Shares of Metropolis Healthcare made a strong stock market debut on Monday. The diagnostics chain listed on the stock exchanges at ₹960 ($13.86), up 9.1% from its issue price of ₹880 ($12.70) per share.
The ₹1,204-crore ($173.8 million) initial public offering (IPO), with a price band of ₹877-880, was subscribed 5.84 times during the share sale, from 3-5 April. It is an offer for sale and the company will not receive any funds raised from the issue.
Ahead of the issue, Centrum Broking Ltd had said that the issue was fairly priced. “At higher end of the price band of ₹880, the issue is priced at 40.2 times of its FY18 earnings and 37.3 times its nine months of FY19 earnings on an annualised basis, which appears fairly priced…Given the vast geographical presence, diversified and large tests menu catering to several ailments, along with the ability to capture future opportunities by way of presence in key growth areas, is likely to help Metropolis maintain its position and boost growth,” the brokerage firm said in a note on 2 April.
Metropolis also has better return ratio with return on net worth (RoNW) at 24.7% for FY18 versus 21.6% for Dr Lal Pathlabs and 20.4% for Thyrocare Technologies, the brokerage firm added.
Metropolis Healthcare Ltd (MHL) has presence across 19 states in India with leadership position in west and south India through its network of 83 clinical laboratories and 1,473 patient touch points.
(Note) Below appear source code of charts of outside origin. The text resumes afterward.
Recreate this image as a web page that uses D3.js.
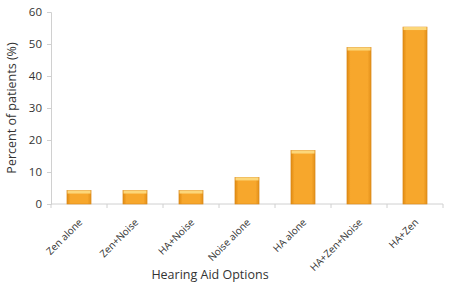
<!DOCTYPE html>
<html>
<head>
<meta charset="utf-8">
<script src="https://cdn.jsdelivr.net/npm/d3@7"></script>
<style>
body { margin: 0; background: #fff; }
text { font-family: "Open Sans", "Noto Sans", sans-serif; fill: #333; }
</style>
</head>
<body>
<div id="chart"></div>
<script>
var options = ['Zen alone', 'Zen+Noise', 'HA+Noise', 'Noise alone', 'HA alone', 'HA+Zen+Noise', 'HA+Zen'];
var percents = [4.2, 4.2, 4.2, 8.3, 16.7, 48.9, 55.3];
var yTicks = [0, 10, 20, 30, 40, 50, 60];

var width = 450, height = 289;
var margin = {left: 51, right: 7, top: 12, bottom: 85};

var svg = d3.select('#chart').append('svg')
	.attr('width', width)
	.attr('height', height);

var defs = svg.append('defs');
var grad = defs.append('linearGradient').attr('id', 'barGrad')
	.attr('x1', '0').attr('x2', '1').attr('y1', '0').attr('y2', '0');
grad.append('stop').attr('offset', '0').attr('stop-color', '#e08a12');
grad.append('stop').attr('offset', '0.15').attr('stop-color', '#f7a72c');
grad.append('stop').attr('offset', '0.85').attr('stop-color', '#f7a72c');
grad.append('stop').attr('offset', '1').attr('stop-color', '#e3901a');

var xScale = d3.scaleBand()
	.domain(options)
	.range([margin.left, width - margin.right])
	.paddingInner(0.57)
	.paddingOuter(0.285);

var yScale = d3.scaleLinear()
	.domain([0, 60])
	.range([height - margin.bottom, margin.top]);

// y axis
var yAxis = svg.append('g')
	.attr('transform', 'translate(' + margin.left + ',0)')
	.call(d3.axisLeft(yScale).tickValues(yTicks).tickSize(4).tickPadding(5));
yAxis.select('.domain').attr('stroke', '#d0d0d0');
yAxis.selectAll('.tick line').attr('stroke', '#d0d0d0');
yAxis.selectAll('.tick text').style('font-size', '11.5px').attr('fill', '#333');

// x axis with ticks between categories
var step = xScale.step();
var xAxisG = svg.append('g').attr('transform', 'translate(0,' + yScale(0) + ')');
xAxisG.append('line')
	.attr('x1', margin.left).attr('x2', width - margin.right)
	.attr('stroke', '#d0d0d0');
xAxisG.selectAll('.bt')
	.data(d3.range(options.length + 1))
	.enter()
	.append('line')
	.attr('x1', d => margin.left + d * step)
	.attr('x2', d => margin.left + d * step)
	.attr('y1', 0).attr('y2', 4)
	.attr('stroke', '#d0d0d0');

xAxisG.selectAll('.xlabel')
	.data(options)
	.enter()
	.append('text')
	.attr('transform', d => 'translate(' + (xScale(d) + xScale.bandwidth() / 2 + 4) + ',19) rotate(-45)')
	.attr('text-anchor', 'end')
	.style('font-size', '10px')
	.text(d => d);

// bars
var bars = svg.append('g').selectAll('g')
	.data(options)
	.enter()
	.append('g');

bars.append('rect')
	.attr('x', d => xScale(d))
	.attr('y', (d, i) => yScale(percents[i]))
	.attr('width', xScale.bandwidth())
	.attr('height', (d, i) => yScale(0) - yScale(percents[i]))
	.attr('fill', 'url(#barGrad)')
	.attr('stroke', '#d9881a')
	.attr('stroke-width', 0.6);

bars.append('rect')
	.attr('x', d => xScale(d) + 0.5)
	.attr('y', (d, i) => yScale(percents[i]))
	.attr('width', xScale.bandwidth() - 1)
	.attr('height', 3)
	.attr('fill', '#fcd77a');

// titles
svg.append('text')
	.attr('x', 210).attr('y', 279)
	.attr('text-anchor', 'middle')
	.style('font-size', '12.5px')
	.text('Hearing Aid Options');

svg.append('text')
	.attr('transform', 'translate(16,' + ((margin.top + yScale(0)) / 2) + ') rotate(-90)')
	.attr('text-anchor', 'middle')
	.style('font-size', '12.5px')
	.text('Percent of patients (%)');
</script>
</body>
</html>
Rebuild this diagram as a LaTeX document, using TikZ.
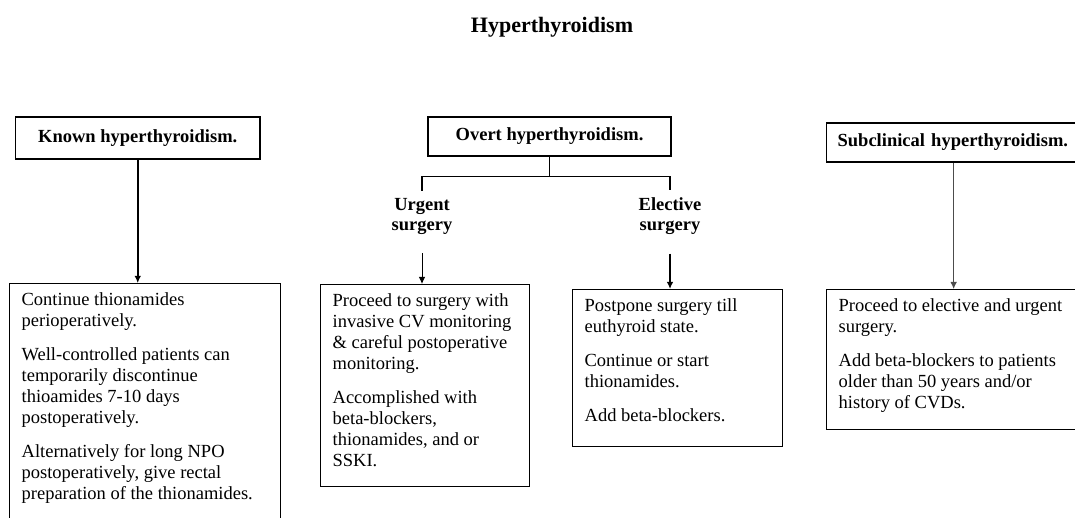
\documentclass[tikz,border=0pt]{standalone}
\usepackage{fontspec}
\setmainfont{Liberation Serif}
\usetikzlibrary{arrows.meta,positioning,calc}
\tikzset{
    head/.style = {draw, rectangle, line width=1.3pt, inner sep=0pt,
        font=\fontsize{18.5}{21}\selectfont\bfseries, align=center},
    branch/.style = {font=\fontsize{18.5}{20}\selectfont\bfseries, align=center, inner sep=2pt},
    notebox/.style = {draw, rectangle, line width=1.3pt, anchor=north west,
        inner xsep=12pt, inner ysep=7.5pt, font=\fontsize{18.5}{21}\selectfont},
    arrow/.style = {draw, ->, line width=1.6pt},
    thinarrow/.style = {draw, ->, line width=0.9pt}
}
\newcommand{\notes}[3]{\parbox[c][#1][t]{#2}{\raggedright\setlength{\parskip}{13pt}\strut#3}}

\begin{document}
\begin{tikzpicture}[x=1pt, y=1pt, >={Latex[length=7pt, width=6.5pt]}]
    \useasboundingbox (0,0) rectangle (1075,517);
    \clip (0,0) rectangle (1075,517);
    \node [anchor=base, font=\fontsize{22}{26}\selectfont\bfseries, name=title] at (552,484) {Hyperthyroidism};
    \node [head, minimum width=244.5pt, minimum height=42pt, name=known] at (137.75,379) {Known hyperthyroidism.};
    \node [head, minimum width=243pt, minimum height=39pt, name=overt] at (549.5,380.5) {Overt hyperthyroidism.};
    \node [head, anchor=west, minimum height=39pt, inner xsep=11pt, text width=248pt, align=left, name=subclin] at (826,374.5) {Subclinical hyperthyroidism.};
    \node [branch, name=urgent] at (422,301) {Urgent\\surgery};
    \node [branch, name=elective] at (670,301) {Elective\\surgery};
    \node [notebox, name=kbody] at (9,234) {\notes{242pt}{247pt}{Continue thionamides\\perioperatively.\par
        Well-controlled patients can\\temporarily discontinue\\thioamides 7-10 days\\postoperatively.\par
        Alternatively for long NPO\\postoperatively, give rectal\\preparation of the thionamides.}};
    \node [notebox, name=ubody] at (320,233) {\notes{187pt}{185pt}{Proceed to surgery with\\invasive CV monitoring\\\& careful postoperative\\monitoring.\par
        Accomplished with\\beta-blockers,\\thionamides, and or\\SSKI.}};
    \node [notebox, name=ebody] at (572,228) {\notes{142pt}{186pt}{Postpone surgery till\\euthyroid state.\par
        Continue or start\\thionamides.\par
        Add beta-blockers.}};
    \node [notebox, name=sbody] at (826,228) {\notes{125pt}{246pt}{Proceed to elective and urgent\\surgery.\par
        Add beta-blockers to patients\\older than 50 years and/or\\history of CVDs.}};
    \coordinate [below=20pt of overt.south] (split);
    \draw [line width=1.3pt] (overt.south) -- (split);
    \draw [line width=1.3pt] ([yshift=5pt]urgent.north) |- (split) -| ([yshift=5pt]elective.north);
    \draw [arrow] (known.south) -- (known.south |- kbody.north);
    \draw [thinarrow] ([yshift=-17pt]urgent.south) -- (urgent.south |- ubody.north);
    \draw [arrow] ([yshift=-17pt]elective.south) -- (elective.south |- ebody.north);
    \draw [thinarrow, draw=black!70] ([xshift=-8pt]subclin.south) -- ([xshift=-8pt]subclin.south |- sbody.north);
\end{tikzpicture}
\end{document}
The company offers a range of clinical laboratory tests and profiles used for prediction, early detection, diagnostic screening and confirmation and/or monitoring of the disease. It also offers analytical and support services to clinical research organizations for their clinical research projects.
During the first nine months of FY19, the company derived 62.8% of their revenue from five cities. Over FY16-18, its total revenue witnessed a CAGR of 16.3% to ₹644 crore. EBITDA grew at a pace of 16.8% with stable margins at 26.8% in FY18. For nine months of FY19, the revenue, EBITDA and net profit stood at ₹559 crore, ₹143 crore and ₹89 crore, respectively. The company does not invest in equipment but leases it out, thus following an asset light model which does not attract any major capital expenditure other than the regular maintenance expenditure.